La « Métropole »: foyer de résistance
La résistance vietnamienne ne se jouait pas seulement dans la jungle ou les villages : elle avait aussi un ancrage métropolitain, en France même. Paris fut un des foyers où étudiants et intellectuels vietnamiens tissèrent des réseaux anticoloniaux. Dès les années 1920, le Parti communiste indochinois, fondé par Hồ Chí Minh, s’appuyait sur les cercles ouvriers et étudiants vietnamiens en métropole pour imprimer tracts, publier journaux clandestins et organiser manifestations. L’espace urbain métropolitain, avec ses cafés, ses chambres d’étudiants et ses imprimeries, devint un prolongement du combat mené sur le terrain indochinois.
La métropole offrait aussi une scène internationale : en occupant des espaces symboliques comme la Sorbonne, les universités ou encore les syndicats ouvriers, les militants vietnamiens inscrivaient leur lutte dans une solidarité plus large, reliant la cause vietnamienne aux combats ouvriers, antifascistes et anticolonialistes européens. Des journaux comme Le Paria, dirigé par Hồ Chí Minh dans les années 1920, furent imprimés à Paris et diffusés clandestinement jusqu’en Indochine, transformant la capitale coloniale en centre paradoxal de la contestation.

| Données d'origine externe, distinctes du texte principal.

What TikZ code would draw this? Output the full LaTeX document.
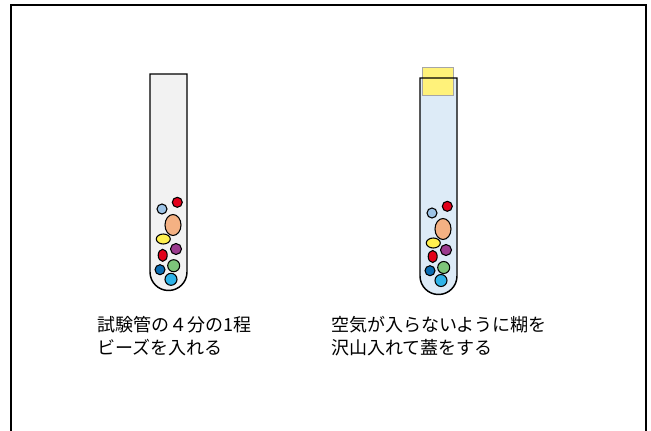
\documentclass[tikz,border=0pt]{standalone}
\usepackage{fontspec}
\newfontfamily\jp{Noto Sans CJK JP}
\definecolor{glassgray}{HTML}{F2F2F2}
\definecolor{glassblue}{HTML}{DDEBF7}
\definecolor{capyellow}{HTML}{FFF27A}
\definecolor{bLightBlue}{HTML}{9DC3E6}
\definecolor{bRed}{HTML}{E2001A}
\definecolor{bSalmon}{HTML}{F4B183}
\definecolor{bYellow}{HTML}{FFF04F}
\definecolor{bPurple}{HTML}{9B3A8E}
\definecolor{bGreen}{HTML}{7DC57A}
\definecolor{bDarkBlue}{HTML}{0B6DB3}
\definecolor{bCyan}{HTML}{2EB3E8}
\tikzset{
  frame/.style={line width=1.5pt, draw=black},
  tubeline/.style={line width=1.1pt, draw=black},
  bead/.style={line width=0.8pt, draw=black},
  capbox/.style={fill=capyellow, draw=gray!70, line width=0.5pt},
  caption/.style={font=\jp\fontsize{13.5pt}{17.25pt}\selectfont, align=left, anchor=north west, inner sep=0pt, text=black}
}
\begin{document}
\begin{tikzpicture}[x=0.75pt, y=-0.75pt]
\useasboundingbox (0,0) rectangle (651,430);
\fill[white] (0,0) rectangle (651,430);
% outer frame, its bottom edge lies below the page
\draw[frame] (11,5) rectangle (646,445);

% left tube: open, grey glass
\fill[glassgray] (150,74) -- (150,272) arc[start angle=180, end angle=0, radius=18.5] -- (187,74) -- cycle;
\foreach \x/\y/\rx/\ry/\c in {
  162/209/5/5/bLightBlue, 177.3/202.3/5/5/bRed, 173/225/8/10.5/bSalmon,
  163.3/239/7/5/bYellow, 176/249/5.5/5.5/bPurple, 162.7/255.3/4.5/6/bRed,
  160/269.7/5/5/bDarkBlue, 173.7/265.7/6/6/bGreen, 171/279.3/6/6/bCyan}
  \draw[bead, fill=\c] (\x,\y) ellipse[x radius=\rx, y radius=\ry];
\draw[tubeline] (150,74) -- (150,272) arc[start angle=180, end angle=0, radius=18.5] -- (187,74) -- cycle;

% right tube: blue glass with a stopper
\begin{scope}[shift={(270,4)}]
\fill[glassblue] (150,74) -- (150,272) arc[start angle=180, end angle=0, radius=18.5] -- (187,74) -- cycle;
\draw[capbox] (152,63) rectangle (183,91);
\foreach \x/\y/\rx/\ry/\c in {
  162/209/5/5/bLightBlue, 177.3/202.3/5/5/bRed, 173/225/8/10.5/bSalmon,
  163.3/239/7/5/bYellow, 176/246/5.5/5.5/bPurple, 162.7/252.5/4.5/6/bRed,
  160/266.7/5/5/bDarkBlue, 173.7/263.5/6/6/bGreen, 171/276.5/6/6/bCyan}
  \draw[bead, fill=\c] (\x,\y) ellipse[x radius=\rx, y radius=\ry];
\draw[tubeline] (150,74) -- (150,272) arc[start angle=180, end angle=0, radius=18.5] -- (187,74) -- cycle;
\end{scope}

% captions
\node[caption] (capL) at (97,316) {試験管の４分の1程\\ビーズを入れる};
\node[caption] (capR) at (331,316) {空気が入らないように糊を\\沢山入れて蓋をする};
\end{tikzpicture}
\end{document}
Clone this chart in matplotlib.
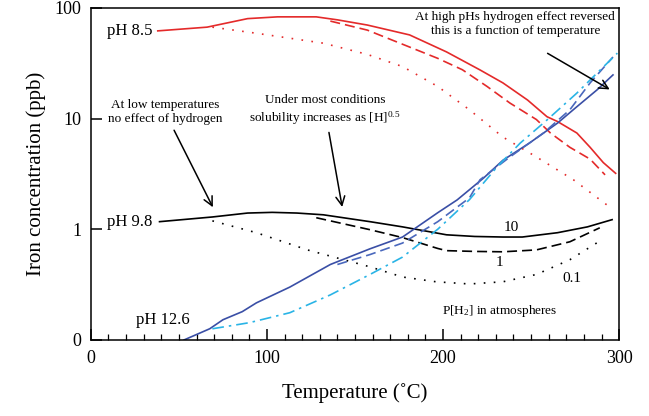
import numpy as np
import matplotlib
matplotlib.use("Agg")
import matplotlib.pyplot as plt

# ==========================================
# Data (T in degC, Fe in ppb)
# ==========================================

# pH 8.5
ph85_p10_t = [38, 66, 89, 106, 128, 140, 157, 181, 202, 221, 234, 248, 259, 265, 276, 283.5, 291, 298]
ph85_p10_y = [62, 67, 80, 83, 83, 78, 70, 57, 40, 27.5, 21, 14.7, 10.4, 9.4, 7.4, 5.5, 4.0, 3.2]

ph85_p1_t = [136, 157, 197, 211, 225, 238, 253, 261, 272, 283.5, 292]
ph85_p1_y = [76, 63, 35, 27.6, 19.5, 13.8, 9.8, 7.4, 5.5, 4.3, 3.1]

ph85_p01_t = [69, 94, 132, 157, 177, 197, 215, 234, 253, 274, 293]
ph85_p01_y = [67, 59, 48, 38, 29.5, 19.5, 12, 6.8, 4.5, 2.8, 1.66]

# pH 9.8
ph98_p10_t = [39, 69, 89, 103, 117, 132, 158.5, 177, 202, 218, 234, 245, 265, 282, 296]
ph98_p10_y = [1.17, 1.29, 1.40, 1.42, 1.40, 1.35, 1.17, 1.05, 0.89, 0.86, 0.85, 0.85, 0.93, 1.05, 1.22]

ph98_p1_t = [128, 158.5, 177, 197, 202, 218, 234, 253, 272, 289]
ph98_p1_y = [1.27, 0.99, 0.84, 0.67, 0.64, 0.63, 0.625, 0.65, 0.77, 1.03]

ph98_p01_t = [69, 94, 123, 158.5, 177, 196, 215, 234, 253, 272, 290]
ph98_p01_y = [1.19, 0.93, 0.65, 0.457, 0.37, 0.335, 0.32, 0.335, 0.39, 0.53, 0.80]

# pH 12.6
ph126_p10_t = [53, 67.5, 75, 86, 94, 113, 136, 158.5, 177, 197, 208, 223, 234, 249, 265, 276, 287.5, 296.5]
ph126_p10_y = [0.1, 0.126, 0.152, 0.18, 0.216, 0.30, 0.48, 0.665, 0.85, 1.41, 1.84, 2.9, 4.2, 6.0, 9.1, 12.8, 18.2, 24.8]

ph126_p1_t = [140, 158.5, 177, 197, 215, 221, 238, 257, 272, 283.5, 296.5]
ph126_p1_y = [0.48, 0.59, 0.75, 1.17, 1.92, 2.8, 4.5, 7.4, 12, 21, 36]

ph126_p01_t = [69, 90, 113, 136, 158.5, 177, 197, 215, 230.7, 243.8, 259, 276, 287.5, 299]
ph126_p01_y = [0.126, 0.143, 0.176, 0.255, 0.39, 0.56, 1.0, 1.85, 3.66, 6.0, 9.7, 17, 25.8, 39]

y_ticks = [0.1, 1, 10, 100]
y_tick_labels = ["0", "1", "10", "100"]
x_ticks = [0, 100, 200, 300]

# ==========================================
# Style
# ==========================================

plt.rcParams["font.family"] = ["Liberation Serif", "DejaVu Serif"]
plt.rcParams["mathtext.fontset"] = "custom"
plt.rcParams["mathtext.rm"] = "Liberation Serif"
plt.rcParams["mathtext.it"] = "Liberation Serif:italic"

red = "#e42a2a"
blue = "#3a4fa6"
blue2 = "#4a68bd"
cyan = "#2ab4e6"
lw = 1.2

fig = plt.figure(figsize=(6.49, 4.16), dpi=100)
ax = fig.add_axes([0.140, 0.183, 0.814, 0.798])

# ==========================================
# Plot
# ==========================================

ax.plot(ph85_p10_t, ph85_p10_y, color=red, lw=lw)
ax.plot(ph85_p1_t, ph85_p1_y, color=red, lw=lw, ls=(0, (6, 3)))
ax.plot(ph85_p01_t, ph85_p01_y, color=red, lw=lw, ls=(0, (1, 5)))

ax.plot(ph98_p10_t, ph98_p10_y, color="black", lw=lw)
ax.plot(ph98_p1_t, ph98_p1_y, color="black", lw=lw, ls=(0, (6, 3)))
ax.plot(ph98_p01_t, ph98_p01_y, color="black", lw=lw, ls=(0, (1, 5)))

ax.plot(ph126_p10_t, ph126_p10_y, color=blue, lw=lw)
ax.plot(ph126_p1_t, ph126_p1_y, color=blue2, lw=lw, ls=(0, (6, 3)))
ax.plot(ph126_p01_t, ph126_p01_y, color=cyan, lw=lw, ls=(0, (7, 3, 1.5, 3)))

ax.set_yscale("log")
ax.set_xlim(0, 300)
ax.set_ylim(0.1, 100)

ax.set_yticks(y_ticks)
ax.set_yticklabels(y_tick_labels)
ax.yaxis.set_minor_locator(matplotlib.ticker.NullLocator())
ax.set_xticks(x_ticks)
ax.set_xticks(np.arange(0, 301, 10), minor=True)

ax.tick_params(axis="both", which="major", direction="in", length=8,
               width=1.1, labelsize=13, pad=7)
ax.tick_params(axis="x", which="minor", direction="in", length=4, width=0.9)

for s in ax.spines.values():
    s.set_linewidth(1.1)

ax.set_xlabel("Temperature (˚C)", fontsize=15, labelpad=12)
ax.set_ylabel("Iron concentration (ppb)", fontsize=15, labelpad=6)

# ==========================================
# Labels and notes
# ==========================================

ax.text(35, 62, "pH 8.5", fontsize=12, ha="right", va="center")
ax.text(35, 1.17, "pH 9.8", fontsize=12, ha="right", va="center")
ax.text(56, 0.15, "pH 12.6", fontsize=12, ha="right", va="center")

ax.text(239, 1.03, "10", fontsize=11, ha="center", va="center")
ax.text(232, 0.50, "1", fontsize=11, ha="center", va="center")
ax.text(273, 0.36, "0.1", fontsize=11, ha="center", va="center")
ax.text(232, 0.183, "P[H$_2$] in atmospheres", fontsize=9.5, ha="center", va="center")

arrow = dict(arrowstyle="->", lw=1.1, color="black", mutation_scale=16)

ax.annotate("At low temperatures\nno effect of hydrogen", xy=(70, 1.5),
            xytext=(42, 11.5), fontsize=9.5, ha="center", va="center",
            linespacing=1.25, arrowprops=arrow)

ax.annotate("Under most conditions\nsolubility increases as [H]$^{0.5}$", xy=(143, 1.5),
            xytext=(133, 11.8), fontsize=9.5, ha="center", va="center",
            linespacing=1.25, arrowprops=arrow)

ax.annotate("", xy=(296, 17.8), xytext=(258, 40), arrowprops=arrow)
ax.text(241, 72, "At high pHs hydrogen effect reversed\nthis is a function of temperature",
        fontsize=9.5, ha="center", va="center", linespacing=1.25)

fig.savefig("out.png", dpi=100)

Ces foyers métropolitains de résistance jouaient un rôle complémentaire au maquis : là où ce dernier bâtissait un embryon d’État indépendant sur le sol vietnamien, la métropole offrait un espace de relais, de visibilité et de légitimation internationale. Entre les deux se déployait une géographie élargie de la lutte, où l’espace colonial et l’espace impérial étaient retournés contre eux-mêmes.

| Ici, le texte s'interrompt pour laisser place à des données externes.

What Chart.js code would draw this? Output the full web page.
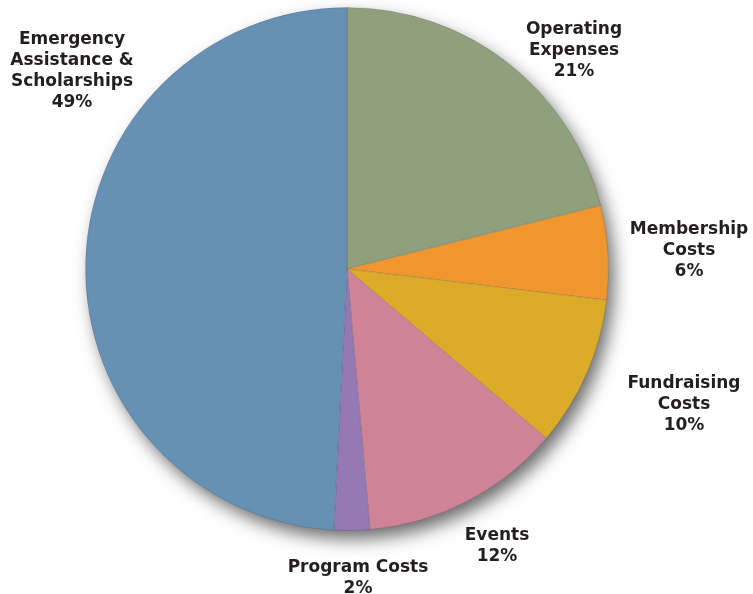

Le fait colonial est aussi un fait spatial. Ainsi, l’indépendance du Vietnam est indissociable d’une véritable guerre des espaces. En articulant ces différentes échelles, de la maison au maquis, de la plantation à la métropole, on comprend que la résistance vietnamienne n’était pas seulement militaire mais géographique : elle consistait à transformer, détourner et réinventer les espaces colonisés. Penser la décolonisation, c’est donc penser aussi cette réappropriation du territoire, où chaque lieu, chaque geste devient un champ de lutte. Le Vietnam rappelle ainsi que l’indépendance naît autant des batailles visibles que des résistances invisibles, enracinées dans les espaces du quotidien comme dans les réseaux transnationaux.